La COP 21 devra aussi être l’occasion de restaurer la confiance entre les différentes parties, entre les pays dits de « l’annexe 1 » et les autres, c’est-à-dire entre le Nord et le Sud. On a trop souffert de ces divisions et d’un fossé que nous avons du mal à combler.
Pour restaurer cette confiance, nous disposons de deux outils : le Fonds vert pour le climat, qu’il faudra abonder à hauteur de 100 milliards à partir de 2020 – on peut toujours discuter des modalités, mais il convient de l’abonder à la hauteur des attentes et des besoins ; et le transfert de technologies. Ce dernier point est très peu évoqué ; pourtant, une demande récurrente des grands pays émergents, ou « émergés », comme on les appelle dorénavant – ainsi l’Inde, d’où je reviens avec la présidente Auroi –, est d’avoir accès à certaines technologies qu’ils ne peuvent pas s’offrir.
Je veux aussi insister sur le rôle des parlements – et il est bien dommage que nous soyons si peu nombreux ce soir pour discuter de la stratégie bas carbone de notre pays. Vous l’avez souligné à plusieurs reprises, madame la ministre : les modalités d’élaboration du texte font débat. Nous, représentants des peuples, ne pouvons plus rester en dehors des négociations ou être de simples visiteurs au sein d’une délégation, car les accords qui vont en résulter impacteront de plus en plus le mode de vie des peuples, et par conséquent les libertés individuelles à travers le monde. À cela s’ajoute l’effet multiplicateur des changements climatiques, donc les changements que nous devrons nous-mêmes mettre en oeuvre.
Il convient de souligner la nécessité d’aboutir à un résultat sur le prix du carbone. Le débat ne sera pas tranché à la COP 21. Il faudra pourtant que nous soyons au rendez-vous, car c’est une exigence pour l’ensemble de l’économie : il n’y aura pas de société à bas carbone sans prix du carbone.

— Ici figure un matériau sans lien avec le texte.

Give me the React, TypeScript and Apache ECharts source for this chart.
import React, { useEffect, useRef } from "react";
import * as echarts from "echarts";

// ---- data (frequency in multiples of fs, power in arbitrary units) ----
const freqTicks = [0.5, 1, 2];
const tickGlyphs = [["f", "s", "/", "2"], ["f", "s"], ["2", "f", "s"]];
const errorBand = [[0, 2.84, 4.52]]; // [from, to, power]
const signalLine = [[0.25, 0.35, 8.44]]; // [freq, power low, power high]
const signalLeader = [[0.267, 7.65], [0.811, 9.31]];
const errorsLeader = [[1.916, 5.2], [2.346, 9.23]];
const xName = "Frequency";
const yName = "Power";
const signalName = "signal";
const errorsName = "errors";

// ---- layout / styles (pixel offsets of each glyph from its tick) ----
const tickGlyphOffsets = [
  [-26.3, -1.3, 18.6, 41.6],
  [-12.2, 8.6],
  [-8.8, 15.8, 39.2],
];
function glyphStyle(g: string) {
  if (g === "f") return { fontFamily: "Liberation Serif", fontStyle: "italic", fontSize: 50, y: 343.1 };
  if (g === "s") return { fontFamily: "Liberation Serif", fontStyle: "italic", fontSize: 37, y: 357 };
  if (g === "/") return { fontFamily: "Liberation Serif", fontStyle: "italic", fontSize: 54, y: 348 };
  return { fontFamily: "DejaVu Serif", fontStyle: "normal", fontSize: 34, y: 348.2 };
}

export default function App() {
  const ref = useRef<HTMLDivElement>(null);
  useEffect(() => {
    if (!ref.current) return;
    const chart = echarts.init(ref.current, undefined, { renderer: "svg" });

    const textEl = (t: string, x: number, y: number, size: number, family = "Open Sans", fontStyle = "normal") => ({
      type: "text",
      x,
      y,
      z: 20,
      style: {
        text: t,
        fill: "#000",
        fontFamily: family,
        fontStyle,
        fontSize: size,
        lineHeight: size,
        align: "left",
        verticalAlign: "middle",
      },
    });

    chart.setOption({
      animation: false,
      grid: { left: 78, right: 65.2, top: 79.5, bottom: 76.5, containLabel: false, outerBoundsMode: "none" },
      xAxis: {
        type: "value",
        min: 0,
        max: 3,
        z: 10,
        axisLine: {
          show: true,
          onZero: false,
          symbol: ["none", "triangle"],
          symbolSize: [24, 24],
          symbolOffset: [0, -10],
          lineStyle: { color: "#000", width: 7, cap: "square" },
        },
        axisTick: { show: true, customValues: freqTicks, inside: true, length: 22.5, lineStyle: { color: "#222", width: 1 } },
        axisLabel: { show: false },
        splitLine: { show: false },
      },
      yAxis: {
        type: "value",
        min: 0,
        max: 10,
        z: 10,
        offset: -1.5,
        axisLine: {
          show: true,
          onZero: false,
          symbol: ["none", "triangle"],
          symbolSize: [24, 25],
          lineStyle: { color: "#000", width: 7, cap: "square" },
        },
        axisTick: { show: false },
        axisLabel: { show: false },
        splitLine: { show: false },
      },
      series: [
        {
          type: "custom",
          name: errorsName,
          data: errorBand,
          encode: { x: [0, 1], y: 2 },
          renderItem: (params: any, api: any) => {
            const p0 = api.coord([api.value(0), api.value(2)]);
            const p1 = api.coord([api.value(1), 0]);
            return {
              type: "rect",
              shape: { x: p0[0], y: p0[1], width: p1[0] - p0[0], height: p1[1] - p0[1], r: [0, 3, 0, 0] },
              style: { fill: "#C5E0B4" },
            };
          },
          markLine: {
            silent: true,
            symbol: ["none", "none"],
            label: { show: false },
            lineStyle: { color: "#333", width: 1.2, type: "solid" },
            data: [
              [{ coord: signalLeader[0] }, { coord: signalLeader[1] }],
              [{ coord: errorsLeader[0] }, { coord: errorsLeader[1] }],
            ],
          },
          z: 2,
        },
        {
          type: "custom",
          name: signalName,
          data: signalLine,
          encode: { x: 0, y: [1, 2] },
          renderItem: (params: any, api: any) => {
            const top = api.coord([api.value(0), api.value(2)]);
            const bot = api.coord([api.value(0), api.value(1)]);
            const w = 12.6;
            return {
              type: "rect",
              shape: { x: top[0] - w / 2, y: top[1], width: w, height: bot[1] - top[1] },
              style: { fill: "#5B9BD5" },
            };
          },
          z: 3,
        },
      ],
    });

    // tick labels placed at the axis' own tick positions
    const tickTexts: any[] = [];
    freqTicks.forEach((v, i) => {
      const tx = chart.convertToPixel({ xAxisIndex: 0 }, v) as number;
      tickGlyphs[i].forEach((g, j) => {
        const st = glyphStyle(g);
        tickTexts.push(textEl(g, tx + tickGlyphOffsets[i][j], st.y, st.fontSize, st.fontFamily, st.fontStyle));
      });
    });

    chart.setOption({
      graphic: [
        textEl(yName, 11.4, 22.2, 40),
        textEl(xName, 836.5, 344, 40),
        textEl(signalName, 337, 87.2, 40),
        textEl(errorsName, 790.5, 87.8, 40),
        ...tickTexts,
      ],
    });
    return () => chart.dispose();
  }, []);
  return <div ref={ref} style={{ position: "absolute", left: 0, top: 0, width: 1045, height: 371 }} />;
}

Autre point important : la place de l’Europe, qui négocie pour nous dans ces conférences des parties et qui est, avec 500 millions d’habitants, le principal marché et l’un des principaux producteurs de carbone. Il convient de regarder combien nous émettons réellement, en réintégrant la part des consommations qui sont externalisées afin de pouvoir respecter les engagements de Kyoto.
En tant qu’élu national, je regrette que le vote de ce texte issu de la loi de transition énergétique ne donne pas lieu à un débat sur la stratégie nationale bas carbone. J’aimerais que nous puissions en revanche avoir un débat à l’Assemblée nationale sur la programmation pluriannuelle de l’énergie, notamment pour la soutenir et la guider, sans tomber dans la paresse intellectuelle que je dénonçais tout à l’heure. S’agissant notamment de l’éolien offshore, nous devons à nos industriels le respect des engagements qui ont été pris afin que nous soyons au rendez-vous de cette technologie et que nous puissions disposer d’une certaine visibilité sur la question.
Pour conclure, madame la ministre, comme vous l’avez dit à plusieurs reprises, à la suite notamment de Jean Jouzel : « Nous ne pourrons pas dire que nous ne savions pas ». Il faut agir, rompre avec la paresse intellectuelle pour s’engager enfin dans une nouvelle phase et mettre en oeuvre la solidarité intergénérationnelle que nous devons aux jeunes et aux générations futures afin que, dans le futur, l’on puisse vivre décemment sur cette planète – car l’espèce en danger, cette fois, ce ne sont pas les rhinocéros, les baleines ou les éléphants, c’est l’être humain.